Unlike its predecessors, Kundun and Seven Years In Tibet, the ambitious Windhorse is the first feature about Tibet to actually be filmed on location in Tibet. China's policy of control over the tiny country has been far-reaching enough to prohibit any depiction of Tibet that is in contrast with the official party line, which demands Tibetans seem at peace with their subjugation by Chinese rule. Also unlike its predecessors, Windhorse's focus is less on the Dalai Lama than on the contemporary conflicts of a family whose spiritual and domestic life is overseen and policed by the Chinese government.

China's disapproval and attempt to halt international distribution of Kundun was well publicized, and conversely, the struggle to get Windhorse made is complex enough to warrant a documentary all its own. Acclaimed documentary director Paul Wagner has managed to coax credible performances out of his cast, most of whom were novices to acting, and some of whom go unaccredited because of the danger risked in appearing in a film which dramatically exposes the relentless persecution and oppression of the Tibetan people by the Chinese government.
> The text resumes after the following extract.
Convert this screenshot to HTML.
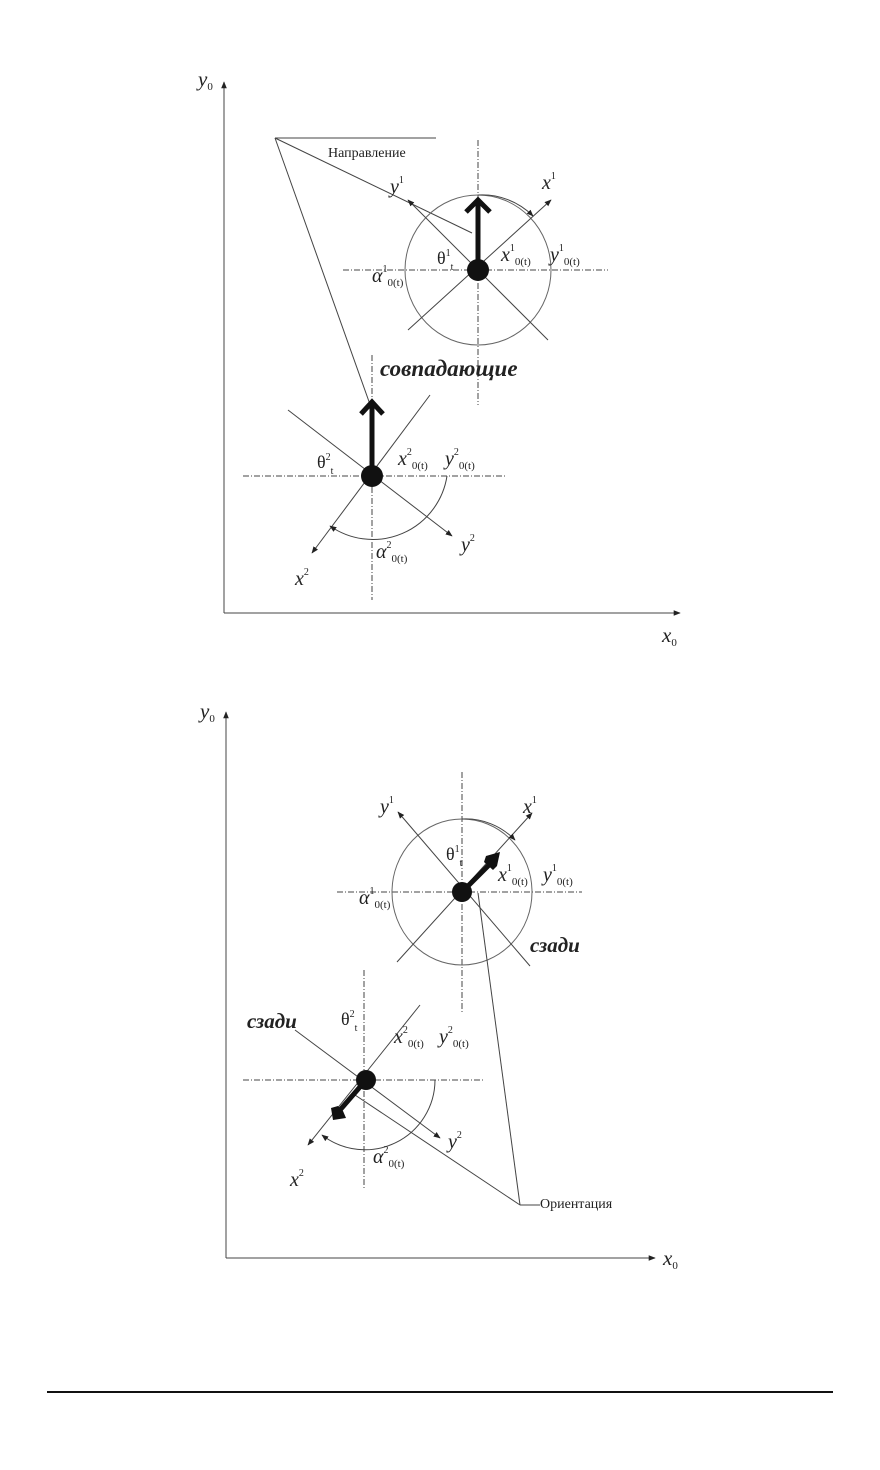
<!DOCTYPE html>
<html><head><meta charset="utf-8"><style>
body{margin:0;background:#fff}
svg{display:block}
text{font-family:"Liberation Serif",serif;fill:#222}
.it{font-style:italic}
</style></head><body>
<svg width="880" height="1470" viewBox="0 0 880 1470" xmlns="http://www.w3.org/2000/svg">
<defs>
<marker id="a" viewBox="0 0 10 10" refX="9" refY="5" markerWidth="7" markerHeight="7" orient="auto-start-reverse"><path d="M0,1 L10,5 L0,9 z" fill="#222"/></marker>
</defs>
<g stroke="#444" fill="none" stroke-width="1">
<!-- TOP DIAGRAM -->
<line x1="224" y1="613" x2="224" y2="82" marker-end="url(#a)"/>
<line x1="224" y1="613" x2="680" y2="613" marker-end="url(#a)"/>
<line x1="275" y1="138" x2="436" y2="138"/>
<line x1="275" y1="138" x2="472" y2="233"/>
<line x1="275" y1="138" x2="372" y2="410"/>
<line x1="478" y1="140" x2="478" y2="405" stroke-dasharray="6,2,1,2"/>
<line x1="343" y1="270" x2="608" y2="270" stroke-dasharray="6,2,1,2"/>
<ellipse cx="478" cy="270" rx="73" ry="75" stroke="#666"/>
<line x1="408" y1="330" x2="551" y2="200" marker-end="url(#a)"/>
<line x1="548" y1="340" x2="408" y2="200" marker-end="url(#a)"/>
<path d="M478,195 A73,75 0 0 1 533,216" marker-end="url(#a)"/>
<line x1="372" y1="355" x2="372" y2="600" stroke-dasharray="6,2,1,2"/>
<line x1="243" y1="476" x2="505" y2="476" stroke-dasharray="6,2,1,2"/>
<line x1="288" y1="410" x2="452" y2="536" marker-end="url(#a)"/>
<line x1="430" y1="395" x2="312" y2="553" marker-end="url(#a)"/>
<path d="M447,476 A75,75 0 0 1 330,526" marker-end="url(#a)"/>
<!-- BOTTOM DIAGRAM -->
<line x1="226" y1="1258" x2="226" y2="712" marker-end="url(#a)"/>
<line x1="226" y1="1258" x2="655" y2="1258" marker-end="url(#a)"/>
<line x1="462" y1="772" x2="462" y2="1012" stroke-dasharray="6,2,1,2"/>
<line x1="337" y1="892" x2="582" y2="892" stroke-dasharray="6,2,1,2"/>
<ellipse cx="462" cy="892" rx="70" ry="73" stroke="#666"/>
<line x1="397" y1="962" x2="532" y2="813" marker-end="url(#a)"/>
<line x1="530" y1="966" x2="398" y2="812" marker-end="url(#a)"/>
<path d="M462,819 A70,73 0 0 1 515,840" marker-end="url(#a)"/>
<line x1="364" y1="970" x2="364" y2="1190" stroke-dasharray="6,2,1,2"/>
<line x1="243" y1="1080" x2="485" y2="1080" stroke-dasharray="6,2,1,2"/>
<line x1="295" y1="1030" x2="440" y2="1138" marker-end="url(#a)"/>
<line x1="420" y1="1005" x2="308" y2="1145" marker-end="url(#a)"/>
<path d="M435,1080 A70,70 0 0 1 322,1135" marker-end="url(#a)"/>
<line x1="520" y1="1205" x2="478" y2="893"/>
<line x1="520" y1="1205" x2="352" y2="1093"/>
<line x1="520" y1="1205" x2="540" y2="1205"/>
</g>
<g stroke="#111" stroke-width="5" fill="none">
<line x1="478" y1="270" x2="478" y2="200"/>
<polyline points="466,212 478,200 490,212"/>
<line x1="372" y1="476" x2="372" y2="402"/>
<polyline points="361,414 372,402 383,414"/>
<line x1="462" y1="892" x2="492" y2="862"/>
<line x1="366" y1="1080" x2="340" y2="1110"/>
</g>
<g fill="#111">
<circle cx="478" cy="270" r="11"/>
<circle cx="372" cy="476" r="11"/>
<circle cx="462" cy="892" r="10"/>
<circle cx="366" cy="1080" r="10"/>
<polygon points="486,856 500,852 497,866 493,870 484,862"/>
<polygon points="333,1120 346,1118 343,1111 338,1106 331,1108"/>
</g>
<line x1="47" y1="1392" x2="833" y2="1392" stroke="#111" stroke-width="2"/>
<text x="198" y="86" font-size="21" class="it">y<tspan font-size="11" dy="4" font-style="normal">0</tspan></text>
<text x="662" y="642" font-size="21" class="it">x<tspan font-size="11" dy="4" font-style="normal">0</tspan></text>
<text x="328" y="157" font-size="14">Направление</text>
<text x="390" y="193" font-size="20" class="it">y<tspan font-size="10" dy="-10" font-style="normal">1</tspan></text>
<text x="542" y="189" font-size="20" class="it">x<tspan font-size="10" dy="-10" font-style="normal">1</tspan></text>
<text x="437" y="264" font-size="18">θ<tspan font-size="10" dy="-8">1</tspan><tspan font-size="10" dy="14">t</tspan></text>
<text x="501" y="261" font-size="20" class="it">x<tspan font-size="10" dy="-10" font-style="normal">1</tspan><tspan font-size="11" dy="14" font-style="normal">0(t)</tspan></text>
<text x="550" y="261" font-size="20" class="it">y<tspan font-size="10" dy="-10" font-style="normal">1</tspan><tspan font-size="11" dy="14" font-style="normal">0(t)</tspan></text>
<text x="372" y="282" font-size="20" class="it">α<tspan font-size="10" dy="-10" font-style="normal">1</tspan><tspan font-size="11" dy="14" font-style="normal">0(t)</tspan></text>
<text x="380" y="376" font-size="23" font-weight="bold" class="it">совпадающие</text>
<text x="317" y="468" font-size="18">θ<tspan font-size="10" dy="-8">2</tspan><tspan font-size="10" dy="14">t</tspan></text>
<text x="398" y="465" font-size="20" class="it">x<tspan font-size="10" dy="-10" font-style="normal">2</tspan><tspan font-size="11" dy="14" font-style="normal">0(t)</tspan></text>
<text x="445" y="465" font-size="20" class="it">y<tspan font-size="10" dy="-10" font-style="normal">2</tspan><tspan font-size="11" dy="14" font-style="normal">0(t)</tspan></text>
<text x="461" y="551" font-size="20" class="it">y<tspan font-size="10" dy="-10" font-style="normal">2</tspan></text>
<text x="295" y="585" font-size="20" class="it">x<tspan font-size="10" dy="-10" font-style="normal">2</tspan></text>
<text x="376" y="558" font-size="20" class="it">α<tspan font-size="10" dy="-10" font-style="normal">2</tspan><tspan font-size="11" dy="14" font-style="normal">0(t)</tspan></text>
<text x="200" y="718" font-size="21" class="it">y<tspan font-size="11" dy="4" font-style="normal">0</tspan></text>
<text x="663" y="1265" font-size="21" class="it">x<tspan font-size="11" dy="4" font-style="normal">0</tspan></text>
<text x="380" y="813" font-size="20" class="it">y<tspan font-size="10" dy="-10" font-style="normal">1</tspan></text>
<text x="523" y="813" font-size="20" class="it">x<tspan font-size="10" dy="-10" font-style="normal">1</tspan></text>
<text x="446" y="860" font-size="18">θ<tspan font-size="10" dy="-8">1</tspan><tspan font-size="10" dy="14">t</tspan></text>
<text x="498" y="881" font-size="20" class="it">x<tspan font-size="10" dy="-10" font-style="normal">1</tspan><tspan font-size="11" dy="14" font-style="normal">0(t)</tspan></text>
<text x="543" y="881" font-size="20" class="it">y<tspan font-size="10" dy="-10" font-style="normal">1</tspan><tspan font-size="11" dy="14" font-style="normal">0(t)</tspan></text>
<text x="359" y="904" font-size="20" class="it">α<tspan font-size="10" dy="-10" font-style="normal">1</tspan><tspan font-size="11" dy="14" font-style="normal">0(t)</tspan></text>
<text x="530" y="952" font-size="21" font-weight="bold" class="it">сзади</text>
<text x="247" y="1028" font-size="21" font-weight="bold" class="it">сзади</text>
<text x="341" y="1025" font-size="18">θ<tspan font-size="10" dy="-8">2</tspan><tspan font-size="10" dy="14">t</tspan></text>
<text x="394" y="1043" font-size="20" class="it">x<tspan font-size="10" dy="-10" font-style="normal">2</tspan><tspan font-size="11" dy="14" font-style="normal">0(t)</tspan></text>
<text x="439" y="1043" font-size="20" class="it">y<tspan font-size="10" dy="-10" font-style="normal">2</tspan><tspan font-size="11" dy="14" font-style="normal">0(t)</tspan></text>
<text x="448" y="1148" font-size="20" class="it">y<tspan font-size="10" dy="-10" font-style="normal">2</tspan></text>
<text x="290" y="1186" font-size="20" class="it">x<tspan font-size="10" dy="-10" font-style="normal">2</tspan></text>
<text x="373" y="1163" font-size="20" class="it">α<tspan font-size="10" dy="-10" font-style="normal">2</tspan><tspan font-size="11" dy="14" font-style="normal">0(t)</tspan></text>
<text x="540" y="1208" font-size="14">Ориентация</text>
</svg>
</body></html>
Unfortunately these facts attest to the weight of making the film, not the film itself. Its authenticity is belittled somewhat by its fiction, which although based on actual events feels stereotypical. Only the texture of the print, the unintentional lack of focus in some scenes, the muted light, or the faded border for the last third of the film authenticates a sense of tension that the narrative fails to convey. It's the realism of an artifact created clandestinely, not the story, that gives Windhorse its undeniable power.